In the 21st century, population growth and climate change create urgent and challenging geoscience problems from sustainable management of natural resources (e.g. groundwater and critical minerals) to monitoring contaminants and natural hazards (e.g. landslides). Dynamics of all these problems are related to the properties and processes of the Earth’s subsurface, and therefore seeing below the subsurface is a fundamental knowledge required to solve (or help solve) these problems that we face. My research focuses on advancing Earth Imaging techniques, which utilizes various types of sensors (e.g., ground-based, airborne, satellites) to measure data and images Earth’s subsurface from the data. In order to advance these imaging techniques, I use an open-source approach as a mechanism to communicate and collaborate across disciplinary lines in academia, industry, public, and governmental organizations. I bring computational expertise in inverse problems and data science as well as experience related to field acquisition, particularly in electromagnetics (EM) geophysics. I am a developer of open-source computational resources (e.g. SimPEG — open-source geophysical software) and want to promote the growth of these open resources as well as use them.

Grants

These are funded research projects in which I participate as a principal geoscientist:

Research Themes

Integrative Geoscience Problems

These research projects involve engineers, geologists, hydrologists, geophysicists, and multiple types of data with the goal of solving (or helping to solve) the posed geoscience problem.
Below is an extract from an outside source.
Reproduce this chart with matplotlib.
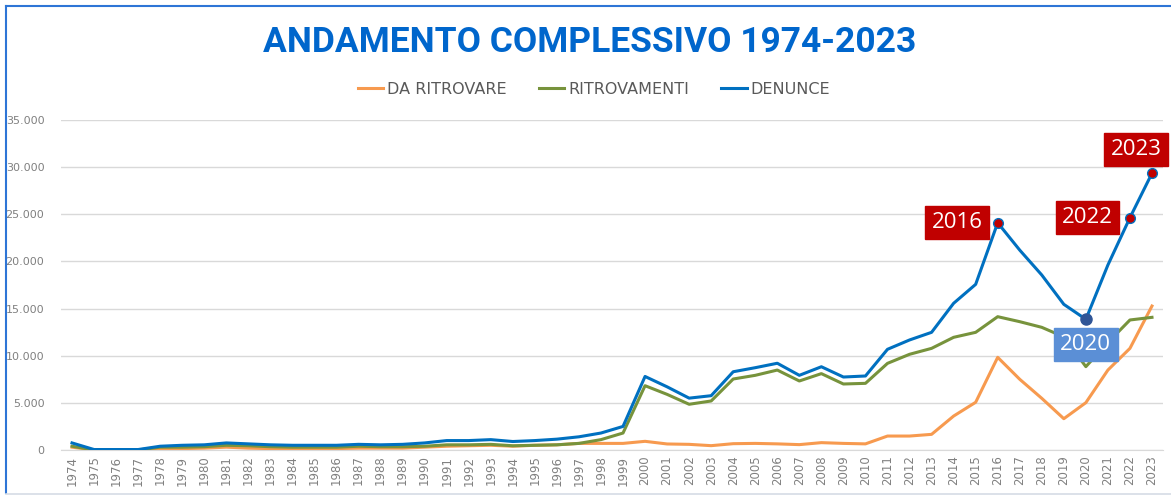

An example research avenue that I plan to pursue is using multi-scale geophysical data from satellite to airborne sensors, which provides a broad range of sampling scales from tens of meters to thousands of kilometers, to understand the complex spatial and temporal controls on hydrologic processes. My research will focus on using data science and optimization techniques to find spatial and temporal correlation among: (1) InSAR deformation data, (2) airborne electromagnetic (AEM) resistivity data, and (3) hydraulic head data (available from wells).

EM Imaging to See Under the Cover

For a sustainable management of natural resources (e.g. critical minerals, geothermal), the need to see deeper parts of the subsurface (e.g., a few to tens of kilometers) is exponentially increasing with increasing demands of natural resources. Two major EM imaging techniques relevant to this task are magnetotelluric (MT) and controlled source audio-frequency MT (CSAMT). For a successful implementation of these techniques for imaging “under the cover”, developing robust interpretation techniques to image a three-dimensional resistivity distribution of the subsurface from the MT and CSAMT data is the key.

Frequency Dependent Properties

Exploiting the frequency dependence of physical properties, particularly electrical resistivity and magnetic susceptibility, has a large potential, and possibly more will be discovered. For instance, chargeability of subsurface materials (related to electrical resistivity) are different, and hence imaging chargeability of the subsurface can be useful for various geoscience applications. Chargeability signals can be measured through EM surveys in ground, air, and water; this is often referred to as an induced polarization (IP) technique. Throughout my PhD work, I have developed inversion algorithms to image subsurface chargeability.